#### [EXERCISE MATERIALS]
※

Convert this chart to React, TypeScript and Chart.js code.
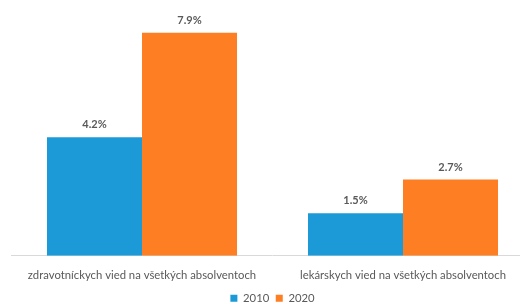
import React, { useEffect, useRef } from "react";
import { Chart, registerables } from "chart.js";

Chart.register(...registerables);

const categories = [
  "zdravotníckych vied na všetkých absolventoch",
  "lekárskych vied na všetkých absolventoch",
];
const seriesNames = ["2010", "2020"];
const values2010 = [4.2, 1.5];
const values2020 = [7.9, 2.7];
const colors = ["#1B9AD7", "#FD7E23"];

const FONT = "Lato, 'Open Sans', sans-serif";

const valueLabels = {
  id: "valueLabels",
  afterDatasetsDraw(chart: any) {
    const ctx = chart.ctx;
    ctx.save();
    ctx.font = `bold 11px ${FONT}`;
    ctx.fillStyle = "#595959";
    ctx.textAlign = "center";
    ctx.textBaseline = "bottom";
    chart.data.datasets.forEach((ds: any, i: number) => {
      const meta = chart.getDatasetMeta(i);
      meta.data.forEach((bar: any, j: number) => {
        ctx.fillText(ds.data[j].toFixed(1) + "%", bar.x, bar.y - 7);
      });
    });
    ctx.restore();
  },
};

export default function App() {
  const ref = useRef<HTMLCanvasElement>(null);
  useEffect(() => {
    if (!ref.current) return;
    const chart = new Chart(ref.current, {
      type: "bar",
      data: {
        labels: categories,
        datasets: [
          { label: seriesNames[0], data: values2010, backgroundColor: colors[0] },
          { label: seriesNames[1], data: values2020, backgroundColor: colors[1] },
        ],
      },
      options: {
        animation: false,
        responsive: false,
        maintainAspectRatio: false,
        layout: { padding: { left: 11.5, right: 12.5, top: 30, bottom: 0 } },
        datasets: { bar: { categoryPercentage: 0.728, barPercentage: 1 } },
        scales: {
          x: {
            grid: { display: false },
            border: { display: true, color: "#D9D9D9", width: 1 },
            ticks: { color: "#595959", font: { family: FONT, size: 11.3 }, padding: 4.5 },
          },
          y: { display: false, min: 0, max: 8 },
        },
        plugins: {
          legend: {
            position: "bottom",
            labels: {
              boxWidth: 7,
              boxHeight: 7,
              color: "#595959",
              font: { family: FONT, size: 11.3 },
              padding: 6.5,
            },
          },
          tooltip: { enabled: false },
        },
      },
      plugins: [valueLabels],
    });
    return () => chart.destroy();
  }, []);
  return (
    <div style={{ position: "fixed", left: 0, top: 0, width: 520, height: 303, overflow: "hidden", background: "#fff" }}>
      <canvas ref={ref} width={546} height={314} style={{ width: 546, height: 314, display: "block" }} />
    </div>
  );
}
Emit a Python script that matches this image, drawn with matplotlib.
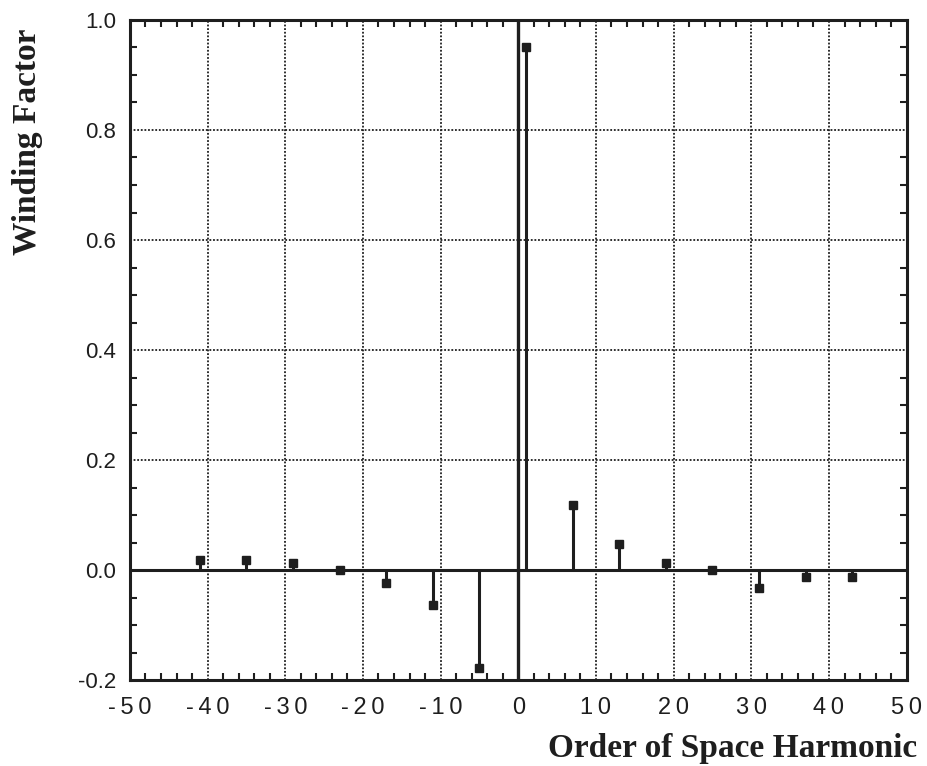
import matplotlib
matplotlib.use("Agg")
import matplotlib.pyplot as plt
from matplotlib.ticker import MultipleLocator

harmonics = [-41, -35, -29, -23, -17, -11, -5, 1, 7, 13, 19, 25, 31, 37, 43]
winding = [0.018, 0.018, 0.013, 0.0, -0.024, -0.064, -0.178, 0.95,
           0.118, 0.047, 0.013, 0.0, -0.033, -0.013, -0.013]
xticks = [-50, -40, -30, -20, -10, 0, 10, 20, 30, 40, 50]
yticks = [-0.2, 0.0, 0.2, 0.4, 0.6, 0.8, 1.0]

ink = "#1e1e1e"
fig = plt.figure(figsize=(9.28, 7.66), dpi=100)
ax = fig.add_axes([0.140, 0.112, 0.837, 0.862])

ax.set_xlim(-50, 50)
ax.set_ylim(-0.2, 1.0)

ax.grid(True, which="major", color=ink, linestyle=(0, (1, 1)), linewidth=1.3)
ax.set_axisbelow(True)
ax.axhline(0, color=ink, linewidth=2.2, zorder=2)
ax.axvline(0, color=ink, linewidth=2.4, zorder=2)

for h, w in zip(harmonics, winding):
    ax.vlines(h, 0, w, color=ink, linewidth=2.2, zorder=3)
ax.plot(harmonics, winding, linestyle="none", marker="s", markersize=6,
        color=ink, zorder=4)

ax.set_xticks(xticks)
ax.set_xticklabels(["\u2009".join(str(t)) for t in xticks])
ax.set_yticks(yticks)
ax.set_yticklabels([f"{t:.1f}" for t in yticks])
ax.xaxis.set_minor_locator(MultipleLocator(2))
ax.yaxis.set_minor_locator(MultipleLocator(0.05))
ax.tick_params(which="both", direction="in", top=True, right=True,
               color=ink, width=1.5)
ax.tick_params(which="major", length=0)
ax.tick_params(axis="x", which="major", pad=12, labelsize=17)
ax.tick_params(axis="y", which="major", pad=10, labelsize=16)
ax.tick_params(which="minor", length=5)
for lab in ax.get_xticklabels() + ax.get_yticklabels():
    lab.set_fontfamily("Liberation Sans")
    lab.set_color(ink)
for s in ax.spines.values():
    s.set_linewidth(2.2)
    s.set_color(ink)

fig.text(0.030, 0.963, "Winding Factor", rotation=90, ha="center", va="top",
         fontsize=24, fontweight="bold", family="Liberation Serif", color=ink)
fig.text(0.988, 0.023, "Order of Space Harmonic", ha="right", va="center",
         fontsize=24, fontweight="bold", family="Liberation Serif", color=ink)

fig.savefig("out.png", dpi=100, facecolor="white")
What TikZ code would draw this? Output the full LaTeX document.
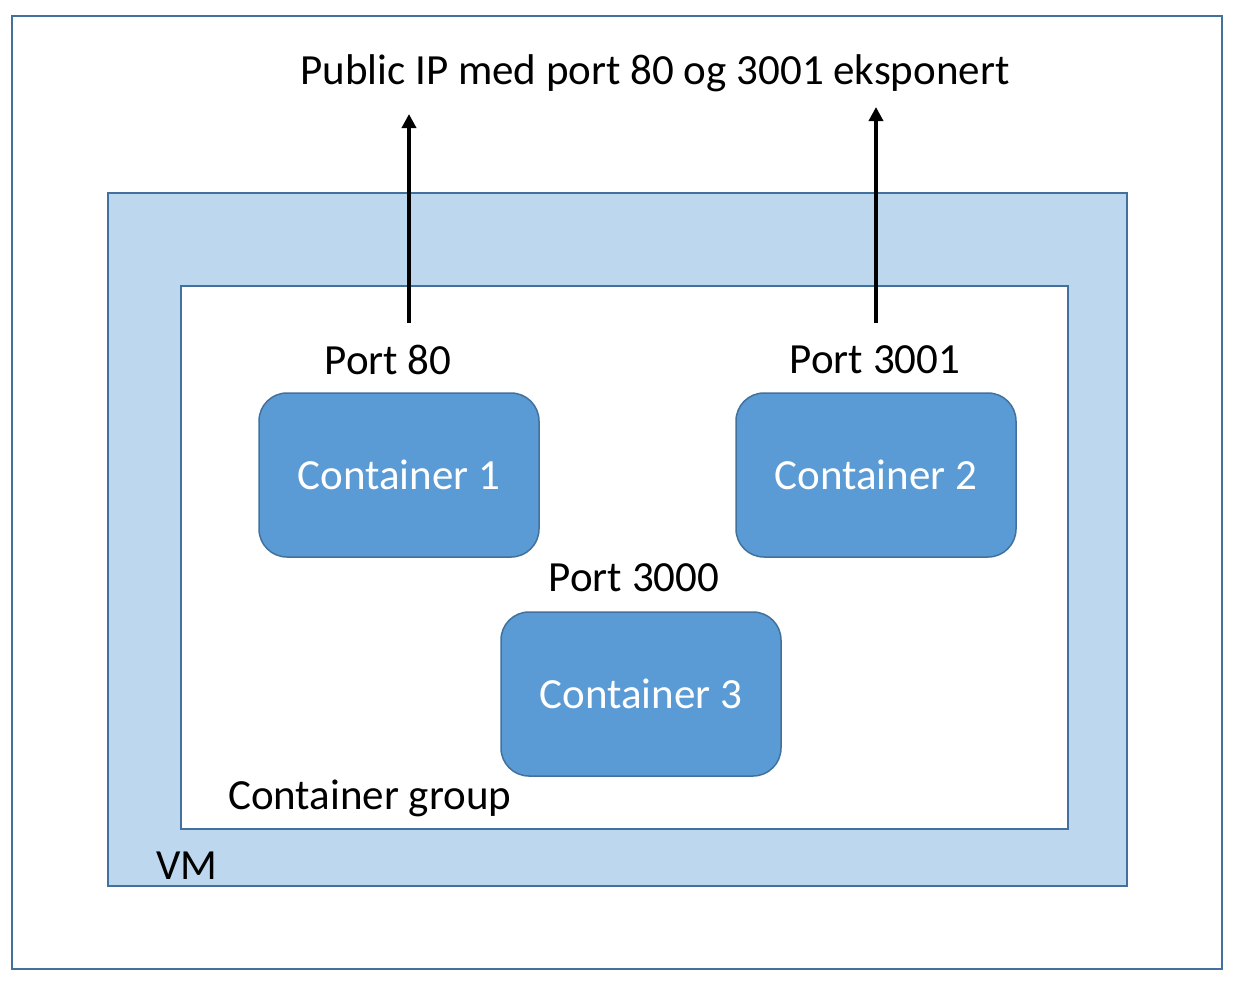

※

#### [TASK REQUIREMENTS]
What is needed is an exact reproduction of the data, pictures excluded.

#### [TASK SOLUTION]
Convert this chart to React, TypeScript and Chart.js code.
import React, { useEffect, useRef } from "react";
import { Chart, registerables } from "chart.js";

Chart.register(...registerables);

const categories = [
  "zdravotníckych vied na všetkých absolventoch",
  "lekárskych vied na všetkých absolventoch",
];
const seriesNames = ["2010", "2020"];
const values2010 = [4.2, 1.5];
const values2020 = [7.9, 2.7];
const colors = ["#1B9AD7", "#FD7E23"];

const FONT = "Lato, 'Open Sans', sans-serif";

const valueLabels = {
  id: "valueLabels",
  afterDatasetsDraw(chart: any) {
    const ctx = chart.ctx;
    ctx.save();
    ctx.font = `bold 11px ${FONT}`;
    ctx.fillStyle = "#595959";
    ctx.textAlign = "center";
    ctx.textBaseline = "bottom";
    chart.data.datasets.forEach((ds: any, i: number) => {
      const meta = chart.getDatasetMeta(i);
      meta.data.forEach((bar: any, j: number) => {
        ctx.fillText(ds.data[j].toFixed(1) + "%", bar.x, bar.y - 7);
      });
    });
    ctx.restore();
  },
};

export default function App() {
  const ref = useRef<HTMLCanvasElement>(null);
  useEffect(() => {
    if (!ref.current) return;
    const chart = new Chart(ref.current, {
      type: "bar",
      data: {
        labels: categories,
        datasets: [
          { label: seriesNames[0], data: values2010, backgroundColor: colors[0] },
          { label: seriesNames[1], data: values2020, backgroundColor: colors[1] },
        ],
      },
      options: {
        animation: false,
        responsive: false,
        maintainAspectRatio: false,
        layout: { padding: { left: 11.5, right: 12.5, top: 30, bottom: 0 } },
        datasets: { bar: { categoryPercentage: 0.728, barPercentage: 1 } },
        scales: {
          x: {
            grid: { display: false },
            border: { display: true, color: "#D9D9D9", width: 1 },
            ticks: { color: "#595959", font: { family: FONT, size: 11.3 }, padding: 4.5 },
          },
          y: { display: false, min: 0, max: 8 },
        },
        plugins: {
          legend: {
            position: "bottom",
            labels: {
              boxWidth: 7,
              boxHeight: 7,
              color: "#595959",
              font: { family: FONT, size: 11.3 },
              padding: 6.5,
            },
          },
          tooltip: { enabled: false },
        },
      },
      plugins: [valueLabels],
    });
    return () => chart.destroy();
  }, []);
  return (
    <div style={{ position: "fixed", left: 0, top: 0, width: 520, height: 303, overflow: "hidden", background: "#fff" }}>
      <canvas ref={ref} width={546} height={314} style={{ width: 546, height: 314, display: "block" }} />
    </div>
  );
}
Emit a Python script that matches this image, drawn with matplotlib.
import matplotlib
matplotlib.use("Agg")
import matplotlib.pyplot as plt
from matplotlib.ticker import MultipleLocator

harmonics = [-41, -35, -29, -23, -17, -11, -5, 1, 7, 13, 19, 25, 31, 37, 43]
winding = [0.018, 0.018, 0.013, 0.0, -0.024, -0.064, -0.178, 0.95,
           0.118, 0.047, 0.013, 0.0, -0.033, -0.013, -0.013]
xticks = [-50, -40, -30, -20, -10, 0, 10, 20, 30, 40, 50]
yticks = [-0.2, 0.0, 0.2, 0.4, 0.6, 0.8, 1.0]

ink = "#1e1e1e"
fig = plt.figure(figsize=(9.28, 7.66), dpi=100)
ax = fig.add_axes([0.140, 0.112, 0.837, 0.862])

ax.set_xlim(-50, 50)
ax.set_ylim(-0.2, 1.0)

ax.grid(True, which="major", color=ink, linestyle=(0, (1, 1)), linewidth=1.3)
ax.set_axisbelow(True)
ax.axhline(0, color=ink, linewidth=2.2, zorder=2)
ax.axvline(0, color=ink, linewidth=2.4, zorder=2)

for h, w in zip(harmonics, winding):
    ax.vlines(h, 0, w, color=ink, linewidth=2.2, zorder=3)
ax.plot(harmonics, winding, linestyle="none", marker="s", markersize=6,
        color=ink, zorder=4)

ax.set_xticks(xticks)
ax.set_xticklabels(["\u2009".join(str(t)) for t in xticks])
ax.set_yticks(yticks)
ax.set_yticklabels([f"{t:.1f}" for t in yticks])
ax.xaxis.set_minor_locator(MultipleLocator(2))
ax.yaxis.set_minor_locator(MultipleLocator(0.05))
ax.tick_params(which="both", direction="in", top=True, right=True,
               color=ink, width=1.5)
ax.tick_params(which="major", length=0)
ax.tick_params(axis="x", which="major", pad=12, labelsize=17)
ax.tick_params(axis="y", which="major", pad=10, labelsize=16)
ax.tick_params(which="minor", length=5)
for lab in ax.get_xticklabels() + ax.get_yticklabels():
    lab.set_fontfamily("Liberation Sans")
    lab.set_color(ink)
for s in ax.spines.values():
    s.set_linewidth(2.2)
    s.set_color(ink)

fig.text(0.030, 0.963, "Winding Factor", rotation=90, ha="center", va="top",
         fontsize=24, fontweight="bold", family="Liberation Serif", color=ink)
fig.text(0.988, 0.023, "Order of Space Harmonic", ha="right", va="center",
         fontsize=24, fontweight="bold", family="Liberation Serif", color=ink)

fig.savefig("out.png", dpi=100, facecolor="white")
What TikZ code would draw this? Output the full LaTeX document.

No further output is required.